Eventual-Inc / Daft

Distributed data engine for Python/SQL designed for the cloud, powered by Rust
https://getdaft.io
Apache License 2.0
2.34k stars 164 forks source link

cross joins #2994

Open universalmind303 opened 1 month ago

universalmind303 commented 1 month ago

Is your feature request related to a problem? Please describe. I want to perform cross joins using daft

Describe the solution you'd like df1.join(df2, how='cross')

Describe alternatives you've considered df1.join(df2, on=lit(1))

universalmind303 commented 1 month ago

additionally,

a cross join followed by a filter comparing columns between the two inputs should be optimized into a inner join

example:

df1.join(df2, how='cross').where(df1['text'] == df2['name'])

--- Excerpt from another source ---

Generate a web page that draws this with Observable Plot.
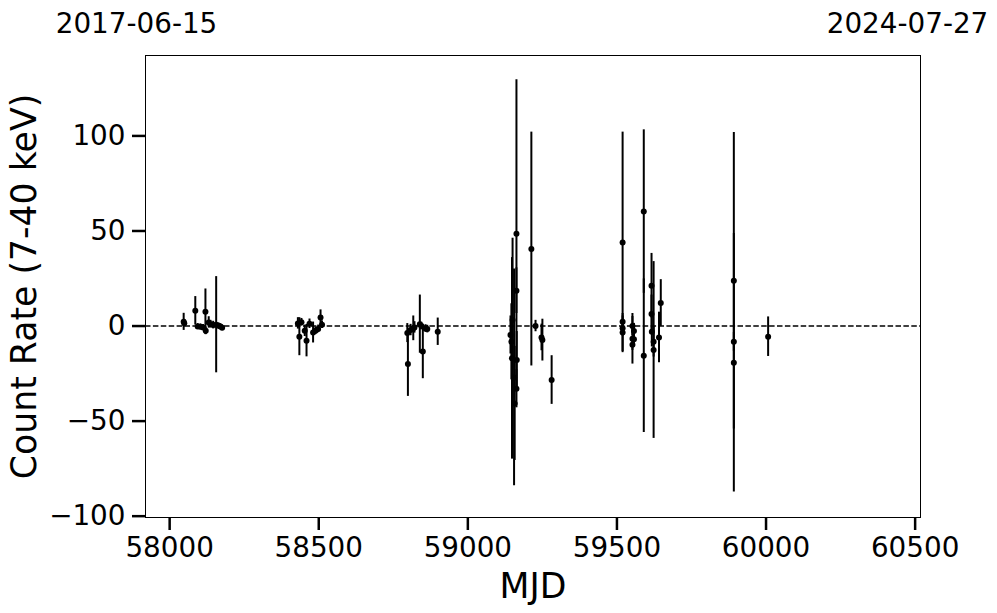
<!DOCTYPE html>
<html>
<head>
<meta charset="utf-8">
<script src="https://cdn.jsdelivr.net/npm/d3@7"></script>
<script src="https://cdn.jsdelivr.net/npm/@observablehq/plot@0.6"></script>
<style>
  html, body { margin: 0; padding: 0; background: #fff; }
  #chart svg { display: block; }
</style>
</head>
<body>
<div id="chart"></div>
<script>
// Observation dates (MJD), count rates (7-40 keV) and 1-sigma errors
const mjd = [
  58047, 58049, 58086, 58094, 58103, 58112, 58120, 58121, 58131, 58137, 58146, 58156, 58164, 58170, 58176,
  58430, 58435, 58442, 58453, 58459, 58469, 58481, 58489, 58498, 58506, 58511,
  58797, 58799, 58808, 58817, 58821, 58839, 58844, 58849, 58858, 58864, 58899,
  59143, 59146, 59148, 59150, 59155, 59157, 59163, 59163, 59164, 59163, 59213, 59227, 59247, 59250, 59281,
  59519, 59519, 59519, 59519, 59552, 59557, 59552, 59557, 59552, 59590, 59590,
  59616, 59616, 59617, 59623, 59623, 59641, 59647,
  59892, 59892, 59892, 60007
];
const rate = [
  2.2, 1.5, 8.0, -0.2, -0.4, -0.7, 7.5, -2.5, 1.9, 1.0, 0.5, 0.7, 0.1, -0.3, -0.9,
  1.4, -5.6, 2.0, -2.5, -7.7, 1.2, -3.4, -2.5, -1.5, 4.5, 0.7,
  -3.7, -20.0, -2.1, -1.2, -0.7, 1.0, 0.0, -13.4, -1.3, -1.6, -3.0,
  -4.7, -8.3, -17.0, 3.2, -27.0, -40.7, 48.5, 18.6, -17.9, -33.0, 40.5, 0.0, -6.0, -7.4, -28.4,
  44.0, 2.3, -1.2, -3.4, 0.0, -2.6, -6.7, -7.0, -9.8, 60.2, -15.6,
  21.2, 6.3, -3.0, -8.3, -12.6, -6.0, 12.1,
  23.8, -8.3, -19.3, -5.6
];
const err = [
  4.5, 2, 7.5, 1.5, 1.5, 1.5, 12, 2, 3, 2, 2, 25.3, 1.5, 1.5, 1.5,
  3, 10, 2, 3, 8.5, 2.5, 5.5, 2, 2, 4, 2,
  5, 17, 3, 6.5, 3, 15.3, 2, 14.3, 2, 2, 7.2,
  10, 20, 53, 43, 57, 30, 81, 12, 15, 10, 61.5, 3, 7, 11, 12.8,
  58, 3, 4, 10, 5, 4, 13.3, 3, 3, 43, 40.4,
  17, 10, 8, 8, 46.5, 13.3, 12.3,
  78, 5, 68, 10.4
];
const xTicks = [58000, 58500, 59000, 59500, 60000, 60500];
const yTicks = [-100, -50, 0, 50, 100];
const dateLabels = ["2017-06-15", "2024-07-27"];
const dateMjd = [57919, 60518];

const data = mjd.map((m, i) => ({mjd: m, rate: rate[i], err: err[i]}));

const chart = Plot.plot({
  width: 997,
  height: 613,
  marginLeft: 145,
  marginRight: 77,
  marginTop: 55,
  marginBottom: 96,
  style: {fontFamily: "DejaVu Sans", fontSize: "27.8px", background: "#fff", color: "#000"},
  x: {domain: [57919, 60518], axis: null},
  y: {domain: [-100.7, 142.3], axis: null},
  marks: [
    Plot.ruleY([0], {stroke: "#000", strokeWidth: 1.5, strokeDasharray: "5.5,2.4"}),
    Plot.ruleX(data, {x: "mjd", y1: d => d.rate - d.err, y2: d => d.rate + d.err, stroke: "#000", strokeWidth: 2}),
    Plot.dot(data, {x: "mjd", y: "rate", r: 3, fill: "#000", stroke: "none"}),
    Plot.frame({stroke: "#000", strokeWidth: 1}),
    Plot.axisX(xTicks, {tickSize: 13, tickPadding: 7, tickFormat: d3.format("d"), strokeWidth: 2.5, fontSize: 27.8, label: null}),
    Plot.axisY(yTicks, {tickSize: 13, tickPadding: 7, tickFormat: d3.format("d"), strokeWidth: 2.5, fontSize: 27.8, label: null}),
    Plot.text([dateLabels[0]], {x: [dateMjd[0]], text: d => d, frameAnchor: "top", textAnchor: "middle", lineAnchor: "bottom", dy: -23, dx: -9, fontSize: 27.8, fill: "#000"}),
    Plot.text([dateLabels[1]], {x: [dateMjd[1]], text: d => d, frameAnchor: "top", textAnchor: "middle", lineAnchor: "bottom", dy: -23, dx: -13, fontSize: 27.8, fill: "#000"}),
    Plot.text(["MJD"], {frameAnchor: "bottom", lineAnchor: "bottom", textAnchor: "middle", dy: 80, fontSize: 34.7, fill: "#000"}),
    Plot.text(["Count Rate (7-40 keV)"], {frameAnchor: "left", rotate: -90, textAnchor: "middle", lineAnchor: "bottom", dx: -110, fontSize: 34.7, fill: "#000"})
  ]
});
document.getElementById("chart").appendChild(chart);
</script>
</body>
</html>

this can be optimized to df1.join(df2, left_on=col('text'), right_on=col('name') how='inner')

universalmind303 commented 4 weeks ago

For reference, Datafusion has an eliminate_cross_join rule that rewrites cross joins to inner joins where possible

https://github.com/GlareDB/arrow-datafusion/blob/20b298e9d82e483e28087e595c409a8cc04872f3/datafusion/optimizer/src/eliminate_cross_join.rs#L44

universalmind303 commented 4 weeks ago

created #3095 for the optimizer rule.